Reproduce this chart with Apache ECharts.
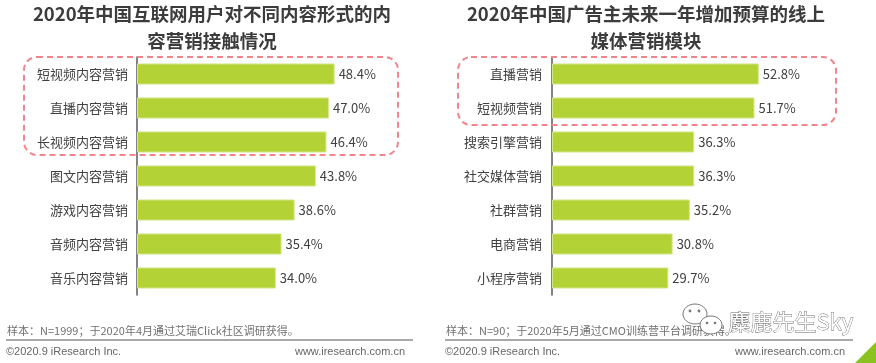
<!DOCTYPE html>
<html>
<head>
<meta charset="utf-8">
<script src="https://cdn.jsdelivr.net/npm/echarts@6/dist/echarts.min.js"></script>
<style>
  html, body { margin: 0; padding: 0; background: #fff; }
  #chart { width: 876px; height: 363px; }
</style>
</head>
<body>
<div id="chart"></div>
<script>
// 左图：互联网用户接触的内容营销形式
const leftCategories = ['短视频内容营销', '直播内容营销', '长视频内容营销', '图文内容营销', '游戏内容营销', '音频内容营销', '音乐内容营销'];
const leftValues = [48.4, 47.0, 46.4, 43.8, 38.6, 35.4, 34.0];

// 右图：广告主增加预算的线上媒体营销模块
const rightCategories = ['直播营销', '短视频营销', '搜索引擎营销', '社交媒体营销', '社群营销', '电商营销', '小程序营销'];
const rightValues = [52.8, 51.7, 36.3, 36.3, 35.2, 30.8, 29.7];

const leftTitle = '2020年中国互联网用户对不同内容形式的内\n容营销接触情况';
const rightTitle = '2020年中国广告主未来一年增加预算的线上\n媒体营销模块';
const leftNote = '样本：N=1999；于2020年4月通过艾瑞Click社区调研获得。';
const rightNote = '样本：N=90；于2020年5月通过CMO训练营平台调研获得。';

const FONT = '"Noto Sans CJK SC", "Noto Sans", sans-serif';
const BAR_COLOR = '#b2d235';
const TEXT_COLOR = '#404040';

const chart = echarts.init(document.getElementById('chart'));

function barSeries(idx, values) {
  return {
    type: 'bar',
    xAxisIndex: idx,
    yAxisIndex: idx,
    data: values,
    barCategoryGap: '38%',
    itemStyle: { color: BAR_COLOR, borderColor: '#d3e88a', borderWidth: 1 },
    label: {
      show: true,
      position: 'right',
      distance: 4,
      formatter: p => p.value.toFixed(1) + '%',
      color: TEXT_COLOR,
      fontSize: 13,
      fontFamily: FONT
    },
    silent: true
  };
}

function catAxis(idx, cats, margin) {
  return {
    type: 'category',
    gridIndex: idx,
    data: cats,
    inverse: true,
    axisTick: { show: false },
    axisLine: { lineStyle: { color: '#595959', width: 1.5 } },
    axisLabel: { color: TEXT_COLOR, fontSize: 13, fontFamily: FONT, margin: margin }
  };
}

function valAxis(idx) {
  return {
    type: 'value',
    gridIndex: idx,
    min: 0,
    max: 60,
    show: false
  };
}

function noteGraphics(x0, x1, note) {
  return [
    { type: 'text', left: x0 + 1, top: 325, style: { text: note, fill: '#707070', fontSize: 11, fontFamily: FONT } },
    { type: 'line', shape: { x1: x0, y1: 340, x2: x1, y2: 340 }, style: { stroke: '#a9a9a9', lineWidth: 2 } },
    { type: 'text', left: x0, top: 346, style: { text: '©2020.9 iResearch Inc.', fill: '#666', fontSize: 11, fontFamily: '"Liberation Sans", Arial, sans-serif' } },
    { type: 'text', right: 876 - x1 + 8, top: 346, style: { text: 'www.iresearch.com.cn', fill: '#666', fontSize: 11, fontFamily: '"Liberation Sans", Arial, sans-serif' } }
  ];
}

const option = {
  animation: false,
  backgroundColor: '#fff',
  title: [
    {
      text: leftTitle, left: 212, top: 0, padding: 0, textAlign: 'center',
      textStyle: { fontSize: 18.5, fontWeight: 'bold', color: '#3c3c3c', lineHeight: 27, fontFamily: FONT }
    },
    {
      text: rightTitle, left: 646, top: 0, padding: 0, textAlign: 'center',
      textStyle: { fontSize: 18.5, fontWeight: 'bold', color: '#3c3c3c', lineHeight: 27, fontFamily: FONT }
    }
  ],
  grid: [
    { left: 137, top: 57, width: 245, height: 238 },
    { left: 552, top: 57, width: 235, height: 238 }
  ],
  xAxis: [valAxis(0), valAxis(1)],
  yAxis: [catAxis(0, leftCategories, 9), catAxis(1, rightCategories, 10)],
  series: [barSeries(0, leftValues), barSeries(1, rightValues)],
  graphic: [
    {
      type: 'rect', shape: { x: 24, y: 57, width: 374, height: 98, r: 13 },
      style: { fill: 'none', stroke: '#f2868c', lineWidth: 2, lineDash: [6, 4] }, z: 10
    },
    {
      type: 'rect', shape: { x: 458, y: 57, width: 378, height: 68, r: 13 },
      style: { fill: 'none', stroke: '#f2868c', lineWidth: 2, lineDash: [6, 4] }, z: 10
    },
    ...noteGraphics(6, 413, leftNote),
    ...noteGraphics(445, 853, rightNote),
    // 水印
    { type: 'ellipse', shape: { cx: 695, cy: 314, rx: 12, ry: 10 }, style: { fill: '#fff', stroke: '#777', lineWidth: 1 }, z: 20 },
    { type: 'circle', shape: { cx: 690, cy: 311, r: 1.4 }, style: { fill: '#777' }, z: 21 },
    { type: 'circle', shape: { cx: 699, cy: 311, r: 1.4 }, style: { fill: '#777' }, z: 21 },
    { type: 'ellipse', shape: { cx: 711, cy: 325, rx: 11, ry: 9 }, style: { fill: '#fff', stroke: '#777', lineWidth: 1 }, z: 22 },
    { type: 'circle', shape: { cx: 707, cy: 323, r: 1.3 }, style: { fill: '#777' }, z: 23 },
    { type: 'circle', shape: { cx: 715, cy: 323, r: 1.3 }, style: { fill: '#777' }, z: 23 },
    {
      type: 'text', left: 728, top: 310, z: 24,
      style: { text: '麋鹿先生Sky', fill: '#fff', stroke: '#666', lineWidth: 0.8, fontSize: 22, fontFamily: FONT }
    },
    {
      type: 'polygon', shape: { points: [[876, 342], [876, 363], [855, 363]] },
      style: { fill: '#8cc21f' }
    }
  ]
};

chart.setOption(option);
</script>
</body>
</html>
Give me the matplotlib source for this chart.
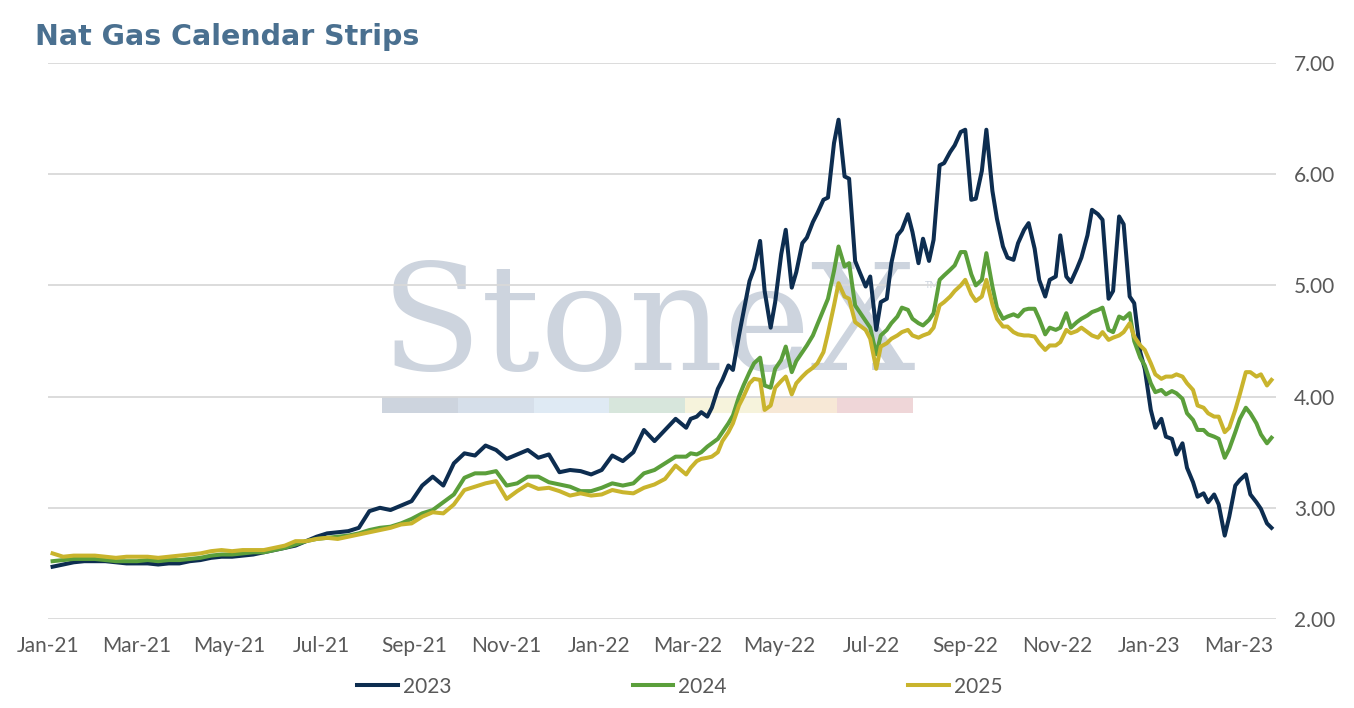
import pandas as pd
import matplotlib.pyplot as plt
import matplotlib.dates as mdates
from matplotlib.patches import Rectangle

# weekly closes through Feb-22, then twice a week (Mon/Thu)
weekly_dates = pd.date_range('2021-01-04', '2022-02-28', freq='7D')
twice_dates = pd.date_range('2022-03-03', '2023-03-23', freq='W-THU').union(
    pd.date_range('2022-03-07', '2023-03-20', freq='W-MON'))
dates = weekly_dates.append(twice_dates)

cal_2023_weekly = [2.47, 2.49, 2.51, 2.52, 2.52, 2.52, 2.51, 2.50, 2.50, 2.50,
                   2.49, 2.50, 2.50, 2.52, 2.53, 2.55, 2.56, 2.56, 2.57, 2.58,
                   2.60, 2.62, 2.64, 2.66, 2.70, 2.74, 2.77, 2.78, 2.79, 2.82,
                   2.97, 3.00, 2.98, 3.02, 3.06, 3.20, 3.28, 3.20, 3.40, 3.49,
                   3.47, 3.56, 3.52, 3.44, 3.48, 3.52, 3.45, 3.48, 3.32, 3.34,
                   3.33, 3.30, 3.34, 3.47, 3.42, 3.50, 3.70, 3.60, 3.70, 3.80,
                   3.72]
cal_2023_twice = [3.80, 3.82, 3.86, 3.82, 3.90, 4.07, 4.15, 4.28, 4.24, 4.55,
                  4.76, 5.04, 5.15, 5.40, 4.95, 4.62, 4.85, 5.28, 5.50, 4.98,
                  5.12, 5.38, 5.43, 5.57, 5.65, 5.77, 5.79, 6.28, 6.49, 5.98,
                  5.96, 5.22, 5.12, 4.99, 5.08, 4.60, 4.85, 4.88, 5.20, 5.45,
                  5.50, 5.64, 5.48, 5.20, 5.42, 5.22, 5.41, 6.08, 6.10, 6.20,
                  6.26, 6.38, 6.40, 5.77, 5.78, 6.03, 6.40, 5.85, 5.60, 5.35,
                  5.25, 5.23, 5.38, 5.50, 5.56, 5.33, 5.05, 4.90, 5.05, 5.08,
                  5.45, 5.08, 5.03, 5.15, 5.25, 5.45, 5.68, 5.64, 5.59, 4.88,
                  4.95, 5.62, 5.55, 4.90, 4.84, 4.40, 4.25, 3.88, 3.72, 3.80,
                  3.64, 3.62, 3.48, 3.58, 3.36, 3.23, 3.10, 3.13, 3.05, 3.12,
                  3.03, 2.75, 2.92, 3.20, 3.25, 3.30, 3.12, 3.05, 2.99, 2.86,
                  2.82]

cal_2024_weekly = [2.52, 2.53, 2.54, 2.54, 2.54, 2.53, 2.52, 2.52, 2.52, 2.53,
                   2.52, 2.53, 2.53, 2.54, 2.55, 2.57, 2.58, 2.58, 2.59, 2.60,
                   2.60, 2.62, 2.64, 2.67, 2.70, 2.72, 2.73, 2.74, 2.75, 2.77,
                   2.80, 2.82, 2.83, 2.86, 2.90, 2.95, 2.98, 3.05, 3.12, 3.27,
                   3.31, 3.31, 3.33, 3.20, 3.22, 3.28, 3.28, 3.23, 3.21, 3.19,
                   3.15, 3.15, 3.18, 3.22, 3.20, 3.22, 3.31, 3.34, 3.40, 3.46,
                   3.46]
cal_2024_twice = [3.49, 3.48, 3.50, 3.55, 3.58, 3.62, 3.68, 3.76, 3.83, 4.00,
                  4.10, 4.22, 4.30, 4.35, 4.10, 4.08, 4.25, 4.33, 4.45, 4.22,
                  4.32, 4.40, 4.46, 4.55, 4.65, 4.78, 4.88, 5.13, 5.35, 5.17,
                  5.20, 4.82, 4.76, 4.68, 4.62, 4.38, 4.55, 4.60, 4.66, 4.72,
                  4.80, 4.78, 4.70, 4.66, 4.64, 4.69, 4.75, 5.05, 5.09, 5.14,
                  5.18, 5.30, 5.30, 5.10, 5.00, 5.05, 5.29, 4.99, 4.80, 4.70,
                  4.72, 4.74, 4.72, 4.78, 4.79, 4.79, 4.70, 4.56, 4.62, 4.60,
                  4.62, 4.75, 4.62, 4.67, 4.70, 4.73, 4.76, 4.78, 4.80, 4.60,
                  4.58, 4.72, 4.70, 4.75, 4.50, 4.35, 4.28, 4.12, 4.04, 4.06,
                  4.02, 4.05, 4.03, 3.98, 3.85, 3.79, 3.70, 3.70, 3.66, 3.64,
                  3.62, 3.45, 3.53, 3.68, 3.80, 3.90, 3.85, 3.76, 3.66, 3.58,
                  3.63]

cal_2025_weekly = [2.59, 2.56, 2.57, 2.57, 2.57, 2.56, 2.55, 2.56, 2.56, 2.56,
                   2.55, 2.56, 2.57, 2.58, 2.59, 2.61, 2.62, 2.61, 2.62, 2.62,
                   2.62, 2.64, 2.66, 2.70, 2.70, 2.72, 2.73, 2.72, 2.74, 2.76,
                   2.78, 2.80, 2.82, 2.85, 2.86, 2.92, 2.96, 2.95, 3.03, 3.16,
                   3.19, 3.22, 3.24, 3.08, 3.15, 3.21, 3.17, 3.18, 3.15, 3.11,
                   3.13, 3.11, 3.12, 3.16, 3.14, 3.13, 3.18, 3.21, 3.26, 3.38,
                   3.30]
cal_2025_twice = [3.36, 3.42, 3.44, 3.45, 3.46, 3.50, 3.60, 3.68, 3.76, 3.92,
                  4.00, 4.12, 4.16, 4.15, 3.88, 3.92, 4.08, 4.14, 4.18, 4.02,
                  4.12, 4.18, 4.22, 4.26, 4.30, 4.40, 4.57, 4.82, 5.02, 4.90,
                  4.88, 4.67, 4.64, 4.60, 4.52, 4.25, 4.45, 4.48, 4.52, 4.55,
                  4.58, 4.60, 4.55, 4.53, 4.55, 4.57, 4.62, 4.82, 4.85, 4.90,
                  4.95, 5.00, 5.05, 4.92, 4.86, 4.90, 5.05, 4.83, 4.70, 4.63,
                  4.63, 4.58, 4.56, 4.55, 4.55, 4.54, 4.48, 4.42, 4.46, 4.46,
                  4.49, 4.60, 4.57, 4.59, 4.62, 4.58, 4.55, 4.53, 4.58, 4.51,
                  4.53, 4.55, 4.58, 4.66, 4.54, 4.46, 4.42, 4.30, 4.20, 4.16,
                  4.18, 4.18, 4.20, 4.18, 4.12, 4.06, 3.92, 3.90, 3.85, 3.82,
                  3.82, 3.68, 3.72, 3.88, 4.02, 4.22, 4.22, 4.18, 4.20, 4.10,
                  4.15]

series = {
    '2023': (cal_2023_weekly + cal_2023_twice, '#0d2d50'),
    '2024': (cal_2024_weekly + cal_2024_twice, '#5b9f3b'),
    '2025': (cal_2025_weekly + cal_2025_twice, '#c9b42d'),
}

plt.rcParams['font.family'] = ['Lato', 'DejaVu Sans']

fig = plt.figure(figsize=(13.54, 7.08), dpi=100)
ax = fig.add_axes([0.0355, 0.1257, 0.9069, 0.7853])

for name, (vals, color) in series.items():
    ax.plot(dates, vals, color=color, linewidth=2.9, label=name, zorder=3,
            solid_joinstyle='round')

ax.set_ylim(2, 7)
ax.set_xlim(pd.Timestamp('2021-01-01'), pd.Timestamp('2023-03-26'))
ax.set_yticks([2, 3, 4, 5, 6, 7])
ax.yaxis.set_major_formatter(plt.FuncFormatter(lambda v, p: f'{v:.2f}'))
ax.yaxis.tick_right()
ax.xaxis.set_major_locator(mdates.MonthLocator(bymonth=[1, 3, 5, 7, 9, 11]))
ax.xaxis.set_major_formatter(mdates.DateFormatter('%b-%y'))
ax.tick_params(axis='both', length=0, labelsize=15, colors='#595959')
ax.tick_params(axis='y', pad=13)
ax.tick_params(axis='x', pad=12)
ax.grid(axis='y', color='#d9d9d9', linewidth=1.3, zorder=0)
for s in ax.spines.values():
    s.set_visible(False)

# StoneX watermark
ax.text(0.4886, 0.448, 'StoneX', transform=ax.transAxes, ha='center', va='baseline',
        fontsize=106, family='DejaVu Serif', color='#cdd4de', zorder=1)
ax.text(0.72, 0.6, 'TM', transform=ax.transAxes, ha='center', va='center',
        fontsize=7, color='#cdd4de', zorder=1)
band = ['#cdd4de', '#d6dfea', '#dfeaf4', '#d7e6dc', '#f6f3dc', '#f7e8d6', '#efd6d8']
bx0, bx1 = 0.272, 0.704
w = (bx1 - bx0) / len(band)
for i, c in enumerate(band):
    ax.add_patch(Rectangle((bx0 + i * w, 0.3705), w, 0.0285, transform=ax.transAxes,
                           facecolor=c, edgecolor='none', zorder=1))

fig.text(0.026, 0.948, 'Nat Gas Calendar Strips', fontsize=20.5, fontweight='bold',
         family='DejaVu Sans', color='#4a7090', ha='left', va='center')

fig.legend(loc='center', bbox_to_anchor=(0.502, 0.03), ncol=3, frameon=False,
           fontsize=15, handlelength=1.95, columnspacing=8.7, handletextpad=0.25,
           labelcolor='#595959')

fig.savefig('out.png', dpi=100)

________________

The first line to give again is the one with "Give me the matplotlib source for this chart.", and the last is the one with "dates = weekly_dates.append(twice_dates)". Repeat them and everything between exactly, minus the pictures.

> [Solution for this exercise]:
Give me the matplotlib source for this chart.
import pandas as pd
import matplotlib.pyplot as plt
import matplotlib.dates as mdates
from matplotlib.patches import Rectangle

# weekly closes through Feb-22, then twice a week (Mon/Thu)
weekly_dates = pd.date_range('2021-01-04', '2022-02-28', freq='7D')
twice_dates = pd.date_range('2022-03-03', '2023-03-23', freq='W-THU').union(
    pd.date_range('2022-03-07', '2023-03-20', freq='W-MON'))
dates = weekly_dates.append(twice_dates)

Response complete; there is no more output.